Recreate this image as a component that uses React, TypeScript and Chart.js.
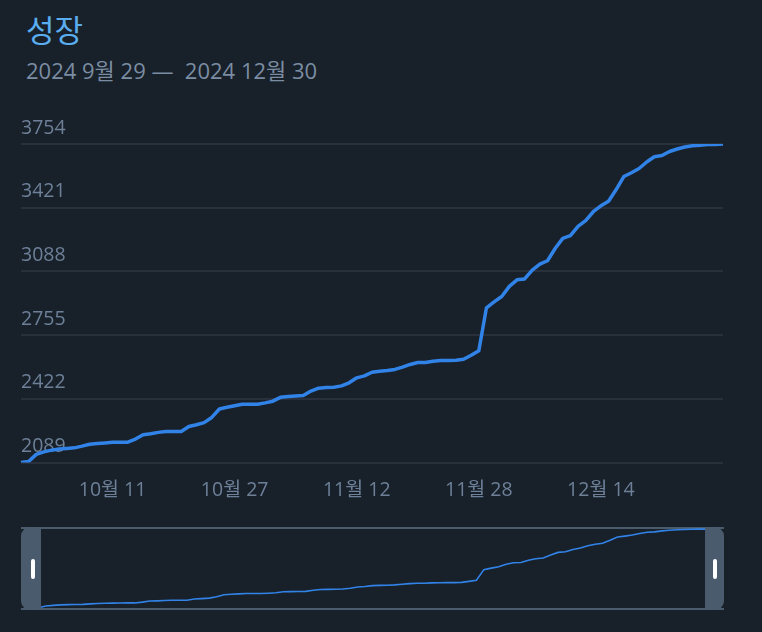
import React, { useEffect, useRef } from "react";
import { Chart, registerables } from "chart.js";

Chart.register(...registerables);

const TITLE = "성장";
const SUBTITLE = "2024 9월 29 —  2024 12월 30";

const dates: string[] = [
  "9월 29", "9월 30",
  "10월 1", "10월 2", "10월 3", "10월 4", "10월 5", "10월 6", "10월 7", "10월 8", "10월 9", "10월 10",
  "10월 11", "10월 12", "10월 13", "10월 14", "10월 15", "10월 16", "10월 17", "10월 18", "10월 19", "10월 20",
  "10월 21", "10월 22", "10월 23", "10월 24", "10월 25", "10월 26", "10월 27", "10월 28", "10월 29", "10월 30", "10월 31",
  "11월 1", "11월 2", "11월 3", "11월 4", "11월 5", "11월 6", "11월 7", "11월 8", "11월 9", "11월 10",
  "11월 11", "11월 12", "11월 13", "11월 14", "11월 15", "11월 16", "11월 17", "11월 18", "11월 19", "11월 20",
  "11월 21", "11월 22", "11월 23", "11월 24", "11월 25", "11월 26", "11월 27", "11월 28", "11월 29", "11월 30",
  "12월 1", "12월 2", "12월 3", "12월 4", "12월 5", "12월 6", "12월 7", "12월 8", "12월 9", "12월 10",
  "12월 11", "12월 12", "12월 13", "12월 14", "12월 15", "12월 16", "12월 17", "12월 18", "12월 19", "12월 20",
  "12월 21", "12월 22", "12월 23", "12월 24", "12월 25", "12월 26", "12월 27", "12월 28", "12월 29", "12월 30",
];

const growth: number[] = [
  2089, 2095, 2132, 2145, 2154, 2160, 2163, 2166, 2175, 2185,
  2189, 2192, 2195, 2196, 2196, 2212, 2235, 2240, 2247, 2252,
  2252, 2252, 2278, 2287, 2298, 2325, 2369, 2378, 2386, 2394,
  2394, 2394, 2401, 2410, 2430, 2434, 2437, 2440, 2463, 2478,
  2481, 2483, 2490, 2506, 2532, 2542, 2561, 2566, 2570, 2576,
  2588, 2602, 2612, 2612, 2619, 2622, 2623, 2624, 2629, 2650,
  2674, 2898, 2929, 2957, 3010, 3044, 3049, 3095, 3126, 3144,
  3208, 3261, 3275, 3324, 3354, 3400, 3431, 3455, 3516, 3584,
  3604, 3626, 3660, 3687, 3694, 3715, 3728, 3738, 3745, 3748,
  3751, 3752, 3754,
];

const xTickLabels: string[] = ["10월 11", "10월 27", "11월 12", "11월 28", "12월 14"];
const yTicks: number[] = [2089, 2422, 2755, 3088, 3421, 3754];

const BG = "#18202a";
const LINE = "#3183e8";
const GRID = "#27303b";
const AXIS_TEXT = "#6d8098";
const TITLE_COLOR = "#5aaef0";
const SUB_COLOR = "#7b8da2";
const NAV = "#4b5b6e";
const FONT = "'Open Sans', 'Noto Sans CJK KR', sans-serif";

export default function App() {
  const mainRef = useRef<HTMLCanvasElement | null>(null);
  const navRef = useRef<HTMLCanvasElement | null>(null);

  useEffect(() => {
    document.body.style.margin = "0";
    document.body.style.background = BG;
    const main = new Chart(mainRef.current as HTMLCanvasElement, {
      type: "line",
      data: {
        labels: dates,
        datasets: [
          {
            data: growth,
            borderColor: LINE,
            borderWidth: 3.5,
            pointRadius: 0,
            tension: 0,
            fill: false,
            borderJoinStyle: "round",
          },
        ],
      },
      options: {
        animation: false,
        responsive: false,
        layout: { padding: { left: 21, right: 39, top: 44, bottom: 10 } },
        plugins: { legend: { display: false }, tooltip: { enabled: false } },
        scales: {
          x: {
            type: "category",
            offset: false,
            grid: { display: false },
            border: { display: false },
            ticks: {
              autoSkip: false,
              maxRotation: 0,
              minRotation: 0,
              padding: 8,
              color: AXIS_TEXT,
              font: { family: FONT, size: 19.5 },
              callback: (_v: any, idx: number) => (xTickLabels.includes(dates[idx]) ? dates[idx] : ""),
            },
          },
          y: {
            min: yTicks[0],
            max: yTicks[yTicks.length - 1],
            afterBuildTicks: (axis: any) => {
              axis.ticks = yTicks.map((v) => ({ value: v }));
            },
            grid: { color: GRID, lineWidth: 2, drawTicks: false },
            border: { display: false },
            ticks: {
              mirror: true,
              padding: 0,
              labelOffset: -16,
              color: AXIS_TEXT,
              font: { family: FONT, size: 19.5 },
              callback: (v: any) => String(v),
            },
          },
        },
      },
    });

    const nav = new Chart(navRef.current as HTMLCanvasElement, {
      type: "line",
      data: {
        labels: dates,
        datasets: [
          {
            data: growth,
            borderColor: LINE,
            borderWidth: 1.6,
            pointRadius: 0,
            tension: 0,
            fill: false,
            clip: 4,
          },
        ],
      },
      options: {
        animation: false,
        responsive: false,
        layout: { padding: { left: 0, right: 0, top: 2, bottom: 2 } },
        plugins: { legend: { display: false }, tooltip: { enabled: false } },
        scales: {
          x: { type: "category", offset: false, display: false },
          y: { min: yTicks[0], max: yTicks[yTicks.length - 1], display: false },
        },
      },
    });

    return () => {
      main.destroy();
      nav.destroy();
    };
  }, []);

  return (
    <div style={{ position: "relative", width: 762, height: 632, background: BG, overflow: "hidden" }}>
      <div
        style={{
          position: "absolute",
          left: 26,
          top: 15,
          fontSize: 31,
          lineHeight: "31px",
          color: TITLE_COLOR,
          fontFamily: FONT,
          whiteSpace: "pre",
        }}
      >
        {TITLE}
      </div>
      <div
        style={{
          position: "absolute",
          left: 26,
          top: 59,
          fontSize: 22,
          lineHeight: "22px",
          color: SUB_COLOR,
          fontFamily: FONT,
          whiteSpace: "pre",
        }}
      >
        {SUBTITLE}
      </div>
      <canvas
        ref={mainRef}
        width={762}
        height={420}
        style={{ position: "absolute", left: 0, top: 100, width: 762, height: 420 }}
      />
      <div
        style={{
          position: "absolute",
          left: 21,
          top: 527,
          width: 703,
          height: 83,
          boxSizing: "border-box",
          borderTop: `2px solid ${NAV}`,
          borderBottom: `2px solid ${NAV}`,
        }}
      />
      <canvas
        ref={navRef}
        width={683}
        height={83}
        style={{ position: "absolute", left: 31, top: 527, width: 683, height: 83 }}
      />
      <div
        style={{
          position: "absolute",
          left: 21,
          top: 527,
          width: 20,
          height: 83,
          background: NAV,
          borderRadius: "9px 0 0 9px",
        }}
      />
      <div
        style={{
          position: "absolute",
          left: 705,
          top: 527,
          width: 19,
          height: 83,
          background: NAV,
          borderRadius: "0 9px 9px 0",
        }}
      />
      <div
        style={{ position: "absolute", left: 31, top: 559, width: 3.5, height: 20, background: "#ffffff", borderRadius: 2 }}
      />
      <div
        style={{ position: "absolute", left: 713, top: 559, width: 3.5, height: 20, background: "#ffffff", borderRadius: 2 }}
      />
    </div>
  );
}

---*---

-- INSTRUCTIONS FOR THE TASK --
Write out the material above again, word for word, minus its pictures.

-- WORKED SOLUTION --
Recreate this image as a component that uses React, TypeScript and Chart.js.
import React, { useEffect, useRef } from "react";
import { Chart, registerables } from "chart.js";

Chart.register(...registerables);

const TITLE = "성장";
const SUBTITLE = "2024 9월 29 —  2024 12월 30";

const dates: string[] = [
  "9월 29", "9월 30",
  "10월 1", "10월 2", "10월 3", "10월 4", "10월 5", "10월 6", "10월 7", "10월 8", "10월 9", "10월 10",
  "10월 11", "10월 12", "10월 13", "10월 14", "10월 15", "10월 16", "10월 17", "10월 18", "10월 19", "10월 20",
  "10월 21", "10월 22", "10월 23", "10월 24", "10월 25", "10월 26", "10월 27", "10월 28", "10월 29", "10월 30", "10월 31",
  "11월 1", "11월 2", "11월 3", "11월 4", "11월 5", "11월 6", "11월 7", "11월 8", "11월 9", "11월 10",
  "11월 11", "11월 12", "11월 13", "11월 14", "11월 15", "11월 16", "11월 17", "11월 18", "11월 19", "11월 20",
  "11월 21", "11월 22", "11월 23", "11월 24", "11월 25", "11월 26", "11월 27", "11월 28", "11월 29", "11월 30",
  "12월 1", "12월 2", "12월 3", "12월 4", "12월 5", "12월 6", "12월 7", "12월 8", "12월 9", "12월 10",
  "12월 11", "12월 12", "12월 13", "12월 14", "12월 15", "12월 16", "12월 17", "12월 18", "12월 19", "12월 20",
  "12월 21", "12월 22", "12월 23", "12월 24", "12월 25", "12월 26", "12월 27", "12월 28", "12월 29", "12월 30",
];

const growth: number[] = [
  2089, 2095, 2132, 2145, 2154, 2160, 2163, 2166, 2175, 2185,
  2189, 2192, 2195, 2196, 2196, 2212, 2235, 2240, 2247, 2252,
  2252, 2252, 2278, 2287, 2298, 2325, 2369, 2378, 2386, 2394,
  2394, 2394, 2401, 2410, 2430, 2434, 2437, 2440, 2463, 2478,
  2481, 2483, 2490, 2506, 2532, 2542, 2561, 2566, 2570, 2576,
  2588, 2602, 2612, 2612, 2619, 2622, 2623, 2624, 2629, 2650,
  2674, 2898, 2929, 2957, 3010, 3044, 3049, 3095, 3126, 3144,
  3208, 3261, 3275, 3324, 3354, 3400, 3431, 3455, 3516, 3584,
  3604, 3626, 3660, 3687, 3694, 3715, 3728, 3738, 3745, 3748,
  3751, 3752, 3754,
];

const xTickLabels: string[] = ["10월 11", "10월 27", "11월 12", "11월 28", "12월 14"];
const yTicks: number[] = [2089, 2422, 2755, 3088, 3421, 3754];

const BG = "#18202a";
const LINE = "#3183e8";
const GRID = "#27303b";
const AXIS_TEXT = "#6d8098";
const TITLE_COLOR = "#5aaef0";
const SUB_COLOR = "#7b8da2";
const NAV = "#4b5b6e";
const FONT = "'Open Sans', 'Noto Sans CJK KR', sans-serif";

export default function App() {
  const mainRef = useRef<HTMLCanvasElement | null>(null);
  const navRef = useRef<HTMLCanvasElement | null>(null);

  useEffect(() => {
    document.body.style.margin = "0";
    document.body.style.background = BG;
    const main = new Chart(mainRef.current as HTMLCanvasElement, {
      type: "line",
      data: {
        labels: dates,
        datasets: [
          {
            data: growth,
            borderColor: LINE,
            borderWidth: 3.5,
            pointRadius: 0,
            tension: 0,
            fill: false,
            borderJoinStyle: "round",
          },
        ],
      },
      options: {
        animation: false,
        responsive: false,
        layout: { padding: { left: 21, right: 39, top: 44, bottom: 10 } },
        plugins: { legend: { display: false }, tooltip: { enabled: false } },
        scales: {
          x: {
            type: "category",
            offset: false,
            grid: { display: false },
            border: { display: false },
            ticks: {
              autoSkip: false,
              maxRotation: 0,
              minRotation: 0,
              padding: 8,
              color: AXIS_TEXT,
              font: { family: FONT, size: 19.5 },
              callback: (_v: any, idx: number) => (xTickLabels.includes(dates[idx]) ? dates[idx] : ""),
            },
          },
          y: {
            min: yTicks[0],
            max: yTicks[yTicks.length - 1],
            afterBuildTicks: (axis: any) => {
              axis.ticks = yTicks.map((v) => ({ value: v }));
            },
            grid: { color: GRID, lineWidth: 2, drawTicks: false },
            border: { display: false },
            ticks: {
              mirror: true,
              padding: 0,
              labelOffset: -16,
              color: AXIS_TEXT,
              font: { family: FONT, size: 19.5 },
              callback: (v: any) => String(v),
            },
          },
        },
      },
    });

    const nav = new Chart(navRef.current as HTMLCanvasElement, {
      type: "line",
      data: {
        labels: dates,
        datasets: [
          {
            data: growth,
            borderColor: LINE,
            borderWidth: 1.6,
            pointRadius: 0,
            tension: 0,
            fill: false,
            clip: 4,
          },
        ],
      },
      options: {
        animation: false,
        responsive: false,
        layout: { padding: { left: 0, right: 0, top: 2, bottom: 2 } },
        plugins: { legend: { display: false }, tooltip: { enabled: false } },
        scales: {
          x: { type: "category", offset: false, display: false },
          y: { min: yTicks[0], max: yTicks[yTicks.length - 1], display: false },
        },
      },
    });

    return () => {
      main.destroy();
      nav.destroy();
    };
  }, []);

  return (
    <div style={{ position: "relative", width: 762, height: 632, background: BG, overflow: "hidden" }}>
      <div
        style={{
          position: "absolute",
          left: 26,
          top: 15,
          fontSize: 31,
          lineHeight: "31px",
          color: TITLE_COLOR,
          fontFamily: FONT,
          whiteSpace: "pre",
        }}
      >
        {TITLE}
      </div>
      <div
        style={{
          position: "absolute",
          left: 26,
          top: 59,
          fontSize: 22,
          lineHeight: "22px",
          color: SUB_COLOR,
          fontFamily: FONT,
          whiteSpace: "pre",
        }}
      >
        {SUBTITLE}
      </div>
      <canvas
        ref={mainRef}
        width={762}
        height={420}
        style={{ position: "absolute", left: 0, top: 100, width: 762, height: 420 }}
      />
      <div
        style={{
          position: "absolute",
          left: 21,
          top: 527,
          width: 703,
          height: 83,
          boxSizing: "border-box",
          borderTop: `2px solid ${NAV}`,
          borderBottom: `2px solid ${NAV}`,
        }}
      />
      <canvas
        ref={navRef}
        width={683}
        height={83}
        style={{ position: "absolute", left: 31, top: 527, width: 683, height: 83 }}
      />
      <div
        style={{
          position: "absolute",
          left: 21,
          top: 527,
          width: 20,
          height: 83,
          background: NAV,
          borderRadius: "9px 0 0 9px",
        }}
      />
      <div
        style={{
          position: "absolute",
          left: 705,
          top: 527,
          width: 19,
          height: 83,
          background: NAV,
          borderRadius: "0 9px 9px 0",
        }}
      />
      <div
        style={{ position: "absolute", left: 31, top: 559, width: 3.5, height: 20, background: "#ffffff", borderRadius: 2 }}
      />
      <div
        style={{ position: "absolute", left: 713, top: 559, width: 3.5, height: 20, background: "#ffffff", borderRadius: 2 }}
      />
    </div>
  );
}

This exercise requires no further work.